REQUIRED WORK: Transcribe every line exactly. Leave the pictures behind.

## start

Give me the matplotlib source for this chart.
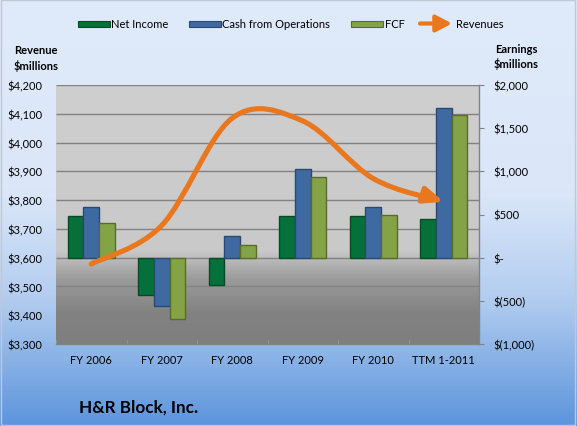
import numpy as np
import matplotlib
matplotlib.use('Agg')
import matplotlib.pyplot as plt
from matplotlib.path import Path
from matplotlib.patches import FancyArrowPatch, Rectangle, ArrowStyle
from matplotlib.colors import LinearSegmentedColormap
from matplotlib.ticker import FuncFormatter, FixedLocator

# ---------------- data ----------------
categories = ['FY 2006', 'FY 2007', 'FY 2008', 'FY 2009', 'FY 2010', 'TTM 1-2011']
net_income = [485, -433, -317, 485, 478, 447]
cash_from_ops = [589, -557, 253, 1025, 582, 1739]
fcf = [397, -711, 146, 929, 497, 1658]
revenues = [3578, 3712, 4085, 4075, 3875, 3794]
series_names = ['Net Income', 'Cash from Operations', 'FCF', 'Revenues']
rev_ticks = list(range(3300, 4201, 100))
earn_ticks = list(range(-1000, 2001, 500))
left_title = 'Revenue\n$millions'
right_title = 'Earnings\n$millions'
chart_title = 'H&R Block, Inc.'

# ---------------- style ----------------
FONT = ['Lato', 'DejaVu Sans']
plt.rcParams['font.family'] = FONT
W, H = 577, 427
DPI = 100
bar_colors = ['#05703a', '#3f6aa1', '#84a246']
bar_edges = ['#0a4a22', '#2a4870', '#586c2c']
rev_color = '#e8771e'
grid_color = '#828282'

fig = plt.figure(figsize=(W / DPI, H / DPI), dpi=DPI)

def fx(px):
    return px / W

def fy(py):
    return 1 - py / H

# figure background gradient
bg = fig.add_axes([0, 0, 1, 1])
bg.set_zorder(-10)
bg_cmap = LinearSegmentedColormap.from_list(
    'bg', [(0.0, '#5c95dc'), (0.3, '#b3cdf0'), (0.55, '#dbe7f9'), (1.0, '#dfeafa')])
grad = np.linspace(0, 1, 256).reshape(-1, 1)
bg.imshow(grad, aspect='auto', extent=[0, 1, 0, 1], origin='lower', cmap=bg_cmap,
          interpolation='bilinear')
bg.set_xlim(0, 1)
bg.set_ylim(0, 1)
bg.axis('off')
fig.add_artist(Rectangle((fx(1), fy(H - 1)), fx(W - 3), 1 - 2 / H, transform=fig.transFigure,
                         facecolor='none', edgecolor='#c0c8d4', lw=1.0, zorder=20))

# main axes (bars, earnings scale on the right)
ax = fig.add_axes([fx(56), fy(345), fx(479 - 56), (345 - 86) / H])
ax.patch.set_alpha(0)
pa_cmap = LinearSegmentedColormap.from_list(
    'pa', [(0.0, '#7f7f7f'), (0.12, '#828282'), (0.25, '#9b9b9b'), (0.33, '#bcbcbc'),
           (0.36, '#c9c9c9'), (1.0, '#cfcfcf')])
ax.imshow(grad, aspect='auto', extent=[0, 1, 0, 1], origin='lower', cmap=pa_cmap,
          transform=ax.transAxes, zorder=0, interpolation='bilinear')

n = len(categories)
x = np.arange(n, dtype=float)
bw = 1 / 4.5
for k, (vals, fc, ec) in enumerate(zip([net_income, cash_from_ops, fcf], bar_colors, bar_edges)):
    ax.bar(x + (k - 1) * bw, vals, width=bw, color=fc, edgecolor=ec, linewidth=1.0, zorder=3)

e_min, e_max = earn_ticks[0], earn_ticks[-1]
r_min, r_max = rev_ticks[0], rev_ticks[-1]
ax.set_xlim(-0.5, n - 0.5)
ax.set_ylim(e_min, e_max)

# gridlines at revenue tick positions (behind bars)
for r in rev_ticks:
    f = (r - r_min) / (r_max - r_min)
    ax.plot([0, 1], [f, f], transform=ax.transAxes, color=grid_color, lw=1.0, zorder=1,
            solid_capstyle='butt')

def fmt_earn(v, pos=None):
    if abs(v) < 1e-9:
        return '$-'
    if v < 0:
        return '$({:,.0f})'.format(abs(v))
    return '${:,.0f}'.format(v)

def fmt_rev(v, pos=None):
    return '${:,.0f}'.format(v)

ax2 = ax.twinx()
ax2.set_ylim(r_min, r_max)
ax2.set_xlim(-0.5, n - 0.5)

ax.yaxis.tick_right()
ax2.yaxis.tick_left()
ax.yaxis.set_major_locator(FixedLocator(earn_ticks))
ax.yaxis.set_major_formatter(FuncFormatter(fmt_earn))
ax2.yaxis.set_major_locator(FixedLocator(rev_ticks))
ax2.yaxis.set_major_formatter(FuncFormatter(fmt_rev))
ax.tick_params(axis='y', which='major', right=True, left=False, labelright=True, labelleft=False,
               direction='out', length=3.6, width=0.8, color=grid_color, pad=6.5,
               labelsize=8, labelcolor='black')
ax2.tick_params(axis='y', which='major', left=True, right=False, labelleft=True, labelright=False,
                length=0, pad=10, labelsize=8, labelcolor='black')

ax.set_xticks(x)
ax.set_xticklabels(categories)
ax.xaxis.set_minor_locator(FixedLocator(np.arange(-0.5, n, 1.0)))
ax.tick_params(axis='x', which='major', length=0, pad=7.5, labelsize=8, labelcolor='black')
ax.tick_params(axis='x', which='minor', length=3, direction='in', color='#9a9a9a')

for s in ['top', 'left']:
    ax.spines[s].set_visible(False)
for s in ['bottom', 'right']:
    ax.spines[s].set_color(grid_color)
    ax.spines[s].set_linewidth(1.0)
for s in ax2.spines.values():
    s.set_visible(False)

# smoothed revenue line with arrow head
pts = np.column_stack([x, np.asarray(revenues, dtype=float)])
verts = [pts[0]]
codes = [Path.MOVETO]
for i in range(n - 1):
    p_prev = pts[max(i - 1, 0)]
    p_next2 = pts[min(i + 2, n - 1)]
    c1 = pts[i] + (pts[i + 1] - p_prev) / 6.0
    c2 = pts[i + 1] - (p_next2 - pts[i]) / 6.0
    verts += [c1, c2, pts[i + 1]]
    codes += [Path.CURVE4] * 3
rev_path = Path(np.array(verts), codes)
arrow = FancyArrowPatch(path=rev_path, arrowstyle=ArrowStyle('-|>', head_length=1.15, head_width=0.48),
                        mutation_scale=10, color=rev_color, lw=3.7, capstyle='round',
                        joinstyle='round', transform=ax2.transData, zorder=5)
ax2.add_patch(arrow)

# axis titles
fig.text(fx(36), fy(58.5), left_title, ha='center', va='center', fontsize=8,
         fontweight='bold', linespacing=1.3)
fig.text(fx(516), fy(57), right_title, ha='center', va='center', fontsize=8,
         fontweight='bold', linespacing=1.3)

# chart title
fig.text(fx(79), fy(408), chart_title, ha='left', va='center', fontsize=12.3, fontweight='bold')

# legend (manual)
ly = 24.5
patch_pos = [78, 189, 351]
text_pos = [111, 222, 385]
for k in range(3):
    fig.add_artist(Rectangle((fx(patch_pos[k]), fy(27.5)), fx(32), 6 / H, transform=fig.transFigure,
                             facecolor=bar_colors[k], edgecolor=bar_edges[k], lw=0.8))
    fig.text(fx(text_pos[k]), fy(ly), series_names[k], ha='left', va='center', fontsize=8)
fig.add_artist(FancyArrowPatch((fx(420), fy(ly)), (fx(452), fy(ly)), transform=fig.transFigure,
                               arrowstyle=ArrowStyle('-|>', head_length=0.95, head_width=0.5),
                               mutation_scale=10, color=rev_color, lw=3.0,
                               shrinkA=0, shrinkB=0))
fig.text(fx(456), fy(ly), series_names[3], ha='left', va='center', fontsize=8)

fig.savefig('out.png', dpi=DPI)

## end

ANSWER TO THE EXERCISE:
Give me the matplotlib source for this chart.
import numpy as np
import matplotlib
matplotlib.use('Agg')
import matplotlib.pyplot as plt
from matplotlib.path import Path
from matplotlib.patches import FancyArrowPatch, Rectangle, ArrowStyle
from matplotlib.colors import LinearSegmentedColormap
from matplotlib.ticker import FuncFormatter, FixedLocator

# ---------------- data ----------------
categories = ['FY 2006', 'FY 2007', 'FY 2008', 'FY 2009', 'FY 2010', 'TTM 1-2011']
net_income = [485, -433, -317, 485, 478, 447]
cash_from_ops = [589, -557, 253, 1025, 582, 1739]
fcf = [397, -711, 146, 929, 497, 1658]
revenues = [3578, 3712, 4085, 4075, 3875, 3794]
series_names = ['Net Income', 'Cash from Operations', 'FCF', 'Revenues']
rev_ticks = list(range(3300, 4201, 100))
earn_ticks = list(range(-1000, 2001, 500))
left_title = 'Revenue\n$millions'
right_title = 'Earnings\n$millions'
chart_title = 'H&R Block, Inc.'

# ---------------- style ----------------
FONT = ['Lato', 'DejaVu Sans']
plt.rcParams['font.family'] = FONT
W, H = 577, 427
DPI = 100
bar_colors = ['#05703a', '#3f6aa1', '#84a246']
bar_edges = ['#0a4a22', '#2a4870', '#586c2c']
rev_color = '#e8771e'
grid_color = '#828282'

fig = plt.figure(figsize=(W / DPI, H / DPI), dpi=DPI)

def fx(px):
    return px / W

def fy(py):
    return 1 - py / H

# figure background gradient
bg = fig.add_axes([0, 0, 1, 1])
bg.set_zorder(-10)
bg_cmap = LinearSegmentedColormap.from_list(
    'bg', [(0.0, '#5c95dc'), (0.3, '#b3cdf0'), (0.55, '#dbe7f9'), (1.0, '#dfeafa')])
grad = np.linspace(0, 1, 256).reshape(-1, 1)
bg.imshow(grad, aspect='auto', extent=[0, 1, 0, 1], origin='lower', cmap=bg_cmap,
          interpolation='bilinear')
bg.set_xlim(0, 1)
bg.set_ylim(0, 1)
bg.axis('off')
fig.add_artist(Rectangle((fx(1), fy(H - 1)), fx(W - 3), 1 - 2 / H, transform=fig.transFigure,
                         facecolor='none', edgecolor='#c0c8d4', lw=1.0, zorder=20))

# main axes (bars, earnings scale on the right)
ax = fig.add_axes([fx(56), fy(345), fx(479 - 56), (345 - 86) / H])
ax.patch.set_alpha(0)
pa_cmap = LinearSegmentedColormap.from_list(
    'pa', [(0.0, '#7f7f7f'), (0.12, '#828282'), (0.25, '#9b9b9b'), (0.33, '#bcbcbc'),
           (0.36, '#c9c9c9'), (1.0, '#cfcfcf')])
ax.imshow(grad, aspect='auto', extent=[0, 1, 0, 1], origin='lower', cmap=pa_cmap,
          transform=ax.transAxes, zorder=0, interpolation='bilinear')

n = len(categories)
x = np.arange(n, dtype=float)
bw = 1 / 4.5
for k, (vals, fc, ec) in enumerate(zip([net_income, cash_from_ops, fcf], bar_colors, bar_edges)):
    ax.bar(x + (k - 1) * bw, vals, width=bw, color=fc, edgecolor=ec, linewidth=1.0, zorder=3)

e_min, e_max = earn_ticks[0], earn_ticks[-1]
r_min, r_max = rev_ticks[0], rev_ticks[-1]
ax.set_xlim(-0.5, n - 0.5)
ax.set_ylim(e_min, e_max)

# gridlines at revenue tick positions (behind bars)
for r in rev_ticks:
    f = (r - r_min) / (r_max - r_min)
    ax.plot([0, 1], [f, f], transform=ax.transAxes, color=grid_color, lw=1.0, zorder=1,
            solid_capstyle='butt')

def fmt_earn(v, pos=None):
    if abs(v) < 1e-9:
        return '$-'
    if v < 0:
        return '$({:,.0f})'.format(abs(v))
    return '${:,.0f}'.format(v)

def fmt_rev(v, pos=None):
    return '${:,.0f}'.format(v)

ax2 = ax.twinx()
ax2.set_ylim(r_min, r_max)
ax2.set_xlim(-0.5, n - 0.5)

ax.yaxis.tick_right()
ax2.yaxis.tick_left()
ax.yaxis.set_major_locator(FixedLocator(earn_ticks))
ax.yaxis.set_major_formatter(FuncFormatter(fmt_earn))
ax2.yaxis.set_major_locator(FixedLocator(rev_ticks))
ax2.yaxis.set_major_formatter(FuncFormatter(fmt_rev))
ax.tick_params(axis='y', which='major', right=True, left=False, labelright=True, labelleft=False,
               direction='out', length=3.6, width=0.8, color=grid_color, pad=6.5,
               labelsize=8, labelcolor='black')
ax2.tick_params(axis='y', which='major', left=True, right=False, labelleft=True, labelright=False,
                length=0, pad=10, labelsize=8, labelcolor='black')

ax.set_xticks(x)
ax.set_xticklabels(categories)
ax.xaxis.set_minor_locator(FixedLocator(np.arange(-0.5, n, 1.0)))
ax.tick_params(axis='x', which='major', length=0, pad=7.5, labelsize=8, labelcolor='black')
ax.tick_params(axis='x', which='minor', length=3, direction='in', color='#9a9a9a')

for s in ['top', 'left']:
    ax.spines[s].set_visible(False)
for s in ['bottom', 'right']:
    ax.spines[s].set_color(grid_color)
    ax.spines[s].set_linewidth(1.0)
for s in ax2.spines.values():
    s.set_visible(False)

# smoothed revenue line with arrow head
pts = np.column_stack([x, np.asarray(revenues, dtype=float)])
verts = [pts[0]]
codes = [Path.MOVETO]
for i in range(n - 1):
    p_prev = pts[max(i - 1, 0)]
    p_next2 = pts[min(i + 2, n - 1)]
    c1 = pts[i] + (pts[i + 1] - p_prev) / 6.0
    c2 = pts[i + 1] - (p_next2 - pts[i]) / 6.0
    verts += [c1, c2, pts[i + 1]]
    codes += [Path.CURVE4] * 3
rev_path = Path(np.array(verts), codes)
arrow = FancyArrowPatch(path=rev_path, arrowstyle=ArrowStyle('-|>', head_length=1.15, head_width=0.48),
                        mutation_scale=10, color=rev_color, lw=3.7, capstyle='round',
                        joinstyle='round', transform=ax2.transData, zorder=5)
ax2.add_patch(arrow)

# axis titles
fig.text(fx(36), fy(58.5), left_title, ha='center', va='center', fontsize=8,
         fontweight='bold', linespacing=1.3)
fig.text(fx(516), fy(57), right_title, ha='center', va='center', fontsize=8,
         fontweight='bold', linespacing=1.3)

# chart title
fig.text(fx(79), fy(408), chart_title, ha='left', va='center', fontsize=12.3, fontweight='bold')

# legend (manual)
ly = 24.5
patch_pos = [78, 189, 351]
text_pos = [111, 222, 385]
for k in range(3):
    fig.add_artist(Rectangle((fx(patch_pos[k]), fy(27.5)), fx(32), 6 / H, transform=fig.transFigure,
                             facecolor=bar_colors[k], edgecolor=bar_edges[k], lw=0.8))
    fig.text(fx(text_pos[k]), fy(ly), series_names[k], ha='left', va='center', fontsize=8)
fig.add_artist(FancyArrowPatch((fx(420), fy(ly)), (fx(452), fy(ly)), transform=fig.transFigure,
                               arrowstyle=ArrowStyle('-|>', head_length=0.95, head_width=0.5),
                               mutation_scale=10, color=rev_color, lw=3.0,
                               shrinkA=0, shrinkB=0))
fig.text(fx(456), fy(ly), series_names[3], ha='left', va='center', fontsize=8)

fig.savefig('out.png', dpi=DPI)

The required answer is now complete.